The Capital Green Space Network

Lauriault Trail at the Mackenzie King Estate in Gatineau Park.

Lauriault Trail at the Mackenzie King Estate in Gatineau Park.

An important feature of the Capital of today, the green space network comprises the vast expanses of Gatineau Park, the Greenbelt, urban green spaces and shorelines, as well as connections to the broader regional ecosystems. These green spaces will be even more important in the future, as urbanization and growth continue.

On the one hand, there are opportunities to link this land base to surrounding natural features and systems. On the other hand, these lands are at risk of further fragmentation, with increasing pressures to provide the infrastructure and services needed to support urban growth. There are systemic threats as well, such as climate change and invasive species. The emerald ash borer, for example, has had a major detrimental effect on the region’s tree cover.

The Capital green space network is part of a larger, integrated ecological system that crosses multiple administrative boundaries. These divisions make it difficult to fully monitor the health of the watersheds, wildlife and vegetation in the Capital Region. Available data suggest that, within the NCC’s landholdings, there has been some decline in vegetation cover and a loss of habitat over the past 10 years. Viewed on a regional basis, beyond the NCC lands, the rate of decline is even greater. How to ensure water sustainability in the different watersheds is better understood, but many threats to water quality and the health of aquatic ecosystems remain. The NCC will continue to monitor ecosystem health with appropriate indicators.

Forests near and within increasingly urbanized environments must be actively maintained and managed to ensure their long-term health. The urban tree canopy contributes to the region’s quality of life by improving air quality, managing stormwater and enhancing the aesthetic experience. Examples of larger urban forests include Pine Grove in the Greenbelt and the woods at the former Rockcliffe Airbase, south of the Sir George-Étienne Cartier Parkway.

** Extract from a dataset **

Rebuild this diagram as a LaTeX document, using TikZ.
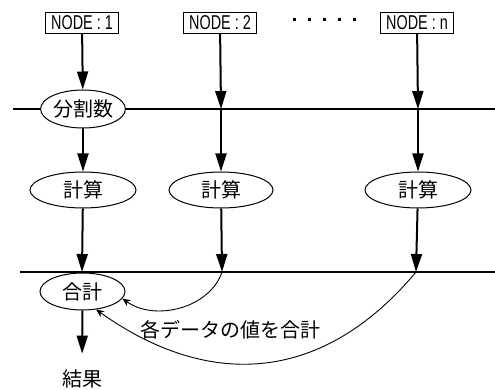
\documentclass[tikz,border=0pt]{standalone}
\usepackage{fontspec}
\setmainfont{Noto Sans CJK JP}
\newfontfamily\nodefont[FakeStretch=0.72]{Liberation Sans}
\usetikzlibrary{shapes.geometric,arrows.meta}
\begin{document}
\begin{tikzpicture}[x=1pt,y=-1pt,
  every node/.style={font=\fontsize{20pt}{24pt}\selectfont},
  idbox/.style={draw,line width=1pt,inner xsep=6pt,inner ysep=0pt,minimum height=21pt,font=\nodefont\fontsize{20pt}{20pt}\selectfont},
  oval/.style={draw,ellipse,line width=1pt,fill=white,inner sep=0pt},
  bigarrow/.style={line width=2pt,-{Triangle[length=18pt,width=11pt]}},
  thinarrow/.style={line width=0.9pt,-{Stealth[length=8pt,width=7pt]}},
  rule/.style={line width=2pt}]
\path[use as bounding box] (0,0) rectangle (495,390);
% horizontal rules
\coordinate (r1l) at (13,109);
\coordinate (r1r) at (495,109);
\coordinate (r2l) at (20,272);
\coordinate (r2r) at (495,272);
\draw[rule] (r1l) -- (r1r);
\draw[rule] (r2l) -- (r2r);
% junctions
\coordinate (j12) at (221,109);
\coordinate (j1n) at (418,109);
\coordinate (j21) at (82,272);
\coordinate (j22) at (222,272);
\coordinate (j2n) at (416,272);
% top boxes
\node[idbox] (n1) at (82,23) {NODE\kern4pt:\kern4pt1};
\node[idbox] (n2) at (220,23) {NODE\kern4pt:\kern4pt2};
\node[idbox] (nn) at (417,23) {NODE\kern4pt:\kern4pt n};
% dots
\foreach \i in {294,309,324,339,354}{
  \fill (\i-1.5,18.5) rectangle (\i+1.5,21.5);
}
% ellipses
\node[oval,minimum width=76pt,minimum height=38pt] (div) at (83,109) {分割数};
\node[oval,minimum width=106pt,minimum height=36pt] (c1) at (83,190) {計算};
\node[oval,minimum width=104pt,minimum height=36pt] (c2) at (221,190) {計算};
\node[oval,minimum width=106pt,minimum height=36pt] (cn) at (418,190) {計算};
\node[oval,minimum width=85pt,minimum height=37pt] (sum) at (82.5,291.5) {合計};
\node[inner sep=2pt] (res) at (82,379) {結果};
\node[inner sep=0pt] (lbl) at (230,330) {各データの値を合計};
% arrows
\draw[bigarrow] (n1) -- (div);
\draw[bigarrow] (n2) -- (j12);
\draw[bigarrow] (nn) -- (j1n);
\draw[bigarrow] (div) -- (c1);
\draw[bigarrow] (j12) -- (c2);
\draw[bigarrow] (j1n) -- (cn);
\draw[bigarrow] (c1) -- (j21);
\draw[bigarrow] (c2) -- (j22);
\draw[bigarrow] (cn) -- (j2n);
\draw[bigarrow,shorten >=14pt] (sum) -- (res);
% curves
\draw[thinarrow] (j22) .. controls (210,308) and (155,322) .. (sum.-10);
\draw[thinarrow] (j2n) .. controls (325,381) and (212,392) .. (sum.-53);
\end{tikzpicture}
\end{document}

Building the Capital’s green web, as a model of promoting and protecting ecological health and biodiversity in an urban setting, is a key commitment envisioned by this plan. Protecting our shared natural heritage will be crucial to the vitality, attractiveness and resilience of the Capital Region over the next 50 years. Natural habitats and ecosystems play an important role in the Capital, and influence everyday life in the regional community. These natural areas interact with other areas of regional significance. The NCC’s plans for Gatineau Park and the Greenbelt, for example, highlight the importance of ecological linkages between these federal lands and the lands beyond their boundaries. The achievement of important environmental health and biodiversity objectives depends on ecological connectivity and linkages between habitats and natural lands, thereby enhancing the resilience and biodiversity of the entire natural system.

As we advance toward the bicentennial of Confederation, federal landowners will retain, protect and enhance the natural elements of national interest in collaboration with numerous partners and stewards in the broader community. These elements, described in the following sections, must remain a beautiful distinguishing feature of the Capital.

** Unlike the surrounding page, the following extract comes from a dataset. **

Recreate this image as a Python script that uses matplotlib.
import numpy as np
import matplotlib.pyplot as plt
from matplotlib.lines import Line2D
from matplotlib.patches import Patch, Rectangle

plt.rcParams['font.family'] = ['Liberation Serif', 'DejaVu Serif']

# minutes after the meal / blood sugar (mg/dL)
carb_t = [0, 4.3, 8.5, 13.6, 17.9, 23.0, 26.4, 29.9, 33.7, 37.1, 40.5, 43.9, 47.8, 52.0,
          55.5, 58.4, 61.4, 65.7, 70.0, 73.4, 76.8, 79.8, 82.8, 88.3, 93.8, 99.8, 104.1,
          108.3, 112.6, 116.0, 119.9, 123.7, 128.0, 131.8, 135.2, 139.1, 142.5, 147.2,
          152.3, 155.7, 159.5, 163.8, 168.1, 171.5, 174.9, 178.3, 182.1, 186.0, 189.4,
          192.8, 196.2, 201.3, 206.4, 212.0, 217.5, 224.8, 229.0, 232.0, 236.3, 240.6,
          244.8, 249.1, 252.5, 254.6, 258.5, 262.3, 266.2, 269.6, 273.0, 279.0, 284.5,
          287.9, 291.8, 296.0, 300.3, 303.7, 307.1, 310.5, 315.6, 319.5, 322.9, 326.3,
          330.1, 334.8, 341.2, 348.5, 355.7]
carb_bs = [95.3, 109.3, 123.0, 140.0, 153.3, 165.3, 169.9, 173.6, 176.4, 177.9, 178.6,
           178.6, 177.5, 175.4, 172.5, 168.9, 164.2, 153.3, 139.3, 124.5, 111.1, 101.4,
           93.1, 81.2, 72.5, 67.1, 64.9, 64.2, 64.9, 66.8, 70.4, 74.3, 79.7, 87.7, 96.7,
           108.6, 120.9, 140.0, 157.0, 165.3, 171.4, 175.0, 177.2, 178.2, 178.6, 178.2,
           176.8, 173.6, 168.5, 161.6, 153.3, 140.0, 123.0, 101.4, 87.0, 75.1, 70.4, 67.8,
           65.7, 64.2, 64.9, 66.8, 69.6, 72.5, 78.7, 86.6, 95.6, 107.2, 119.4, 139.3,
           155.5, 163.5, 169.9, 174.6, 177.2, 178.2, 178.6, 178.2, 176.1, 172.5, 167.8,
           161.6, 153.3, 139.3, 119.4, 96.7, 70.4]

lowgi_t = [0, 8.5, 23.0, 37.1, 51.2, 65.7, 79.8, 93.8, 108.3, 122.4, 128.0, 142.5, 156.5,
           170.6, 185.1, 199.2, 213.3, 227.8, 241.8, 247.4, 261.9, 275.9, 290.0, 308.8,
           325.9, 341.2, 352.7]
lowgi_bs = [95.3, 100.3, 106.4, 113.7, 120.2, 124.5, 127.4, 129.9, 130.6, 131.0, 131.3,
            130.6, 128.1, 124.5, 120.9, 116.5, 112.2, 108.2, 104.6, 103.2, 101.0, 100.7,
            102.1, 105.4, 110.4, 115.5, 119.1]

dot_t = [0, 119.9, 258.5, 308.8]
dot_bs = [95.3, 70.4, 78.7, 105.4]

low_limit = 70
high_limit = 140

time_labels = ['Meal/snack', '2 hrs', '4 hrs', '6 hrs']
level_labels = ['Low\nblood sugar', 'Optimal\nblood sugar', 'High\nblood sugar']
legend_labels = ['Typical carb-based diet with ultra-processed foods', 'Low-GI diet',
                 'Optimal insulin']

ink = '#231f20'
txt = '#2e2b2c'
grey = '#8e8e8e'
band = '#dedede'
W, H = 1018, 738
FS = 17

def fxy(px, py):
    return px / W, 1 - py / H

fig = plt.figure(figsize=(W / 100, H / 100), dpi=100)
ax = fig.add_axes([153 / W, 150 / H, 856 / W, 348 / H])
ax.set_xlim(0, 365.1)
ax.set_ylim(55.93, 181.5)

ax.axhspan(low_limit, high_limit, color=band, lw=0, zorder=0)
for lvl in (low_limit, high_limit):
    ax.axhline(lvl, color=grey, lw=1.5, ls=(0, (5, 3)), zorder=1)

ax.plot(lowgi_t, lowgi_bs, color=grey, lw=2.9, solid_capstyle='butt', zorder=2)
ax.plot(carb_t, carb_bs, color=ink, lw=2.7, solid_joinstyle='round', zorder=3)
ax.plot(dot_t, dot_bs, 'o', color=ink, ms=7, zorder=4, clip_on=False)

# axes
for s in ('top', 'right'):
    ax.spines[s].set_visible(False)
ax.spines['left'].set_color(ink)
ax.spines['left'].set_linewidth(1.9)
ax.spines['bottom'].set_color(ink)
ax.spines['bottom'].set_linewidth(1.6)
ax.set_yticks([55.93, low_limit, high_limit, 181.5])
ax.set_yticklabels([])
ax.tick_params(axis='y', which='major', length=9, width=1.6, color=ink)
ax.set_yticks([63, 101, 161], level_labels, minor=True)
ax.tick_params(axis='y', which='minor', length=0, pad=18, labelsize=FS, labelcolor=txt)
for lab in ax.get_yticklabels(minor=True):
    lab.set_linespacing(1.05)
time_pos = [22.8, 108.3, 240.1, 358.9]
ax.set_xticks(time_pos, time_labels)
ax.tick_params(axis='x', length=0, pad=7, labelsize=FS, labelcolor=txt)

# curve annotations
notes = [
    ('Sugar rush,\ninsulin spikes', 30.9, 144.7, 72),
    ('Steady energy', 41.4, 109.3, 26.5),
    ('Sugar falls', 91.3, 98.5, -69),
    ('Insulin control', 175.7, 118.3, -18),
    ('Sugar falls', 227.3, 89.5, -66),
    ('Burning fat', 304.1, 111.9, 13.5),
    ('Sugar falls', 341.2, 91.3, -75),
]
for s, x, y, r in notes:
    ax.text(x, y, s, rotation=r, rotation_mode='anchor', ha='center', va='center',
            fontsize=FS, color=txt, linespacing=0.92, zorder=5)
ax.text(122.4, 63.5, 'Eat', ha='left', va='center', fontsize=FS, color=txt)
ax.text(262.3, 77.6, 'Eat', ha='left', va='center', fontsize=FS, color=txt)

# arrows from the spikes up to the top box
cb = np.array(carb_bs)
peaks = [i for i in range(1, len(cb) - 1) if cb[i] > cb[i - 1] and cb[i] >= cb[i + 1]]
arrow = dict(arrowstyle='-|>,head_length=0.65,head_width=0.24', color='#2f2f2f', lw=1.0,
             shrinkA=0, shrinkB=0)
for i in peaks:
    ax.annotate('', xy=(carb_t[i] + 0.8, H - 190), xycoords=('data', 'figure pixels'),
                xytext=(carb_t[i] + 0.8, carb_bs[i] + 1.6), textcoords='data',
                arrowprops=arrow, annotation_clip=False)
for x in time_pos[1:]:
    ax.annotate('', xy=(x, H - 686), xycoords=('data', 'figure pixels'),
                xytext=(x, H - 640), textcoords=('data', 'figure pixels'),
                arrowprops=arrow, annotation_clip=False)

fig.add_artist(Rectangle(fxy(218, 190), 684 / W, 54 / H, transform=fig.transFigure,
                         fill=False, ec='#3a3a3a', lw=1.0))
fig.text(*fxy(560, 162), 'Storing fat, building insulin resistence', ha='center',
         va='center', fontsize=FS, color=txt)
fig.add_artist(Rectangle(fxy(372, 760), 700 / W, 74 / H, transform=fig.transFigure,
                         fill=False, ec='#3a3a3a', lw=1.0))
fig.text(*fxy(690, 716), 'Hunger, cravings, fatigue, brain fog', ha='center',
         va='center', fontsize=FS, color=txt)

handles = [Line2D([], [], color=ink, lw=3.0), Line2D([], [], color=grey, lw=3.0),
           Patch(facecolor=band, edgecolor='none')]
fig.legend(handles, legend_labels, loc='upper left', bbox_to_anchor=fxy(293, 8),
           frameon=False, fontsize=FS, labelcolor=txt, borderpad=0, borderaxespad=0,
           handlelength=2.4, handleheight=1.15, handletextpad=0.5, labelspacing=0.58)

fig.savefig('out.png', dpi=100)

Key policy directions for the next 50 years

  1. In Gatineau Park and the Greenbelt, the NCC will prioritize the acquisition of ecologically sensitive lands to increase the protection of sensitive ecosystems that are essential to the Capital. This may be done through a variety of methods, including land use planning, land acquisition or conservation easements.
  2. The management of woodlots, forests and the tree canopy on federal property will require the development of an integrated forest management policy and rejuvenation actions. Federal agencies will work in close collaboration with the municipalities affected, some of which have already developed policies in this respect.
  3. The NCC will participate in discussions with other levels of government on the future land use at the outer limits of the National Capital Region to protect regional biodiversity.
  4. The NCC will work with its partners to create and secure, over the long term, quiet places and sheltered areas to protect the night sky in all sectors of the Capital green space network.
  5. In partnership with landowners, municipalities and other agencies, the NCC will work to secure ecological corridors that connect to the Greenbelt and Gatineau Park to protect long-term biodiversity in the Capital Region.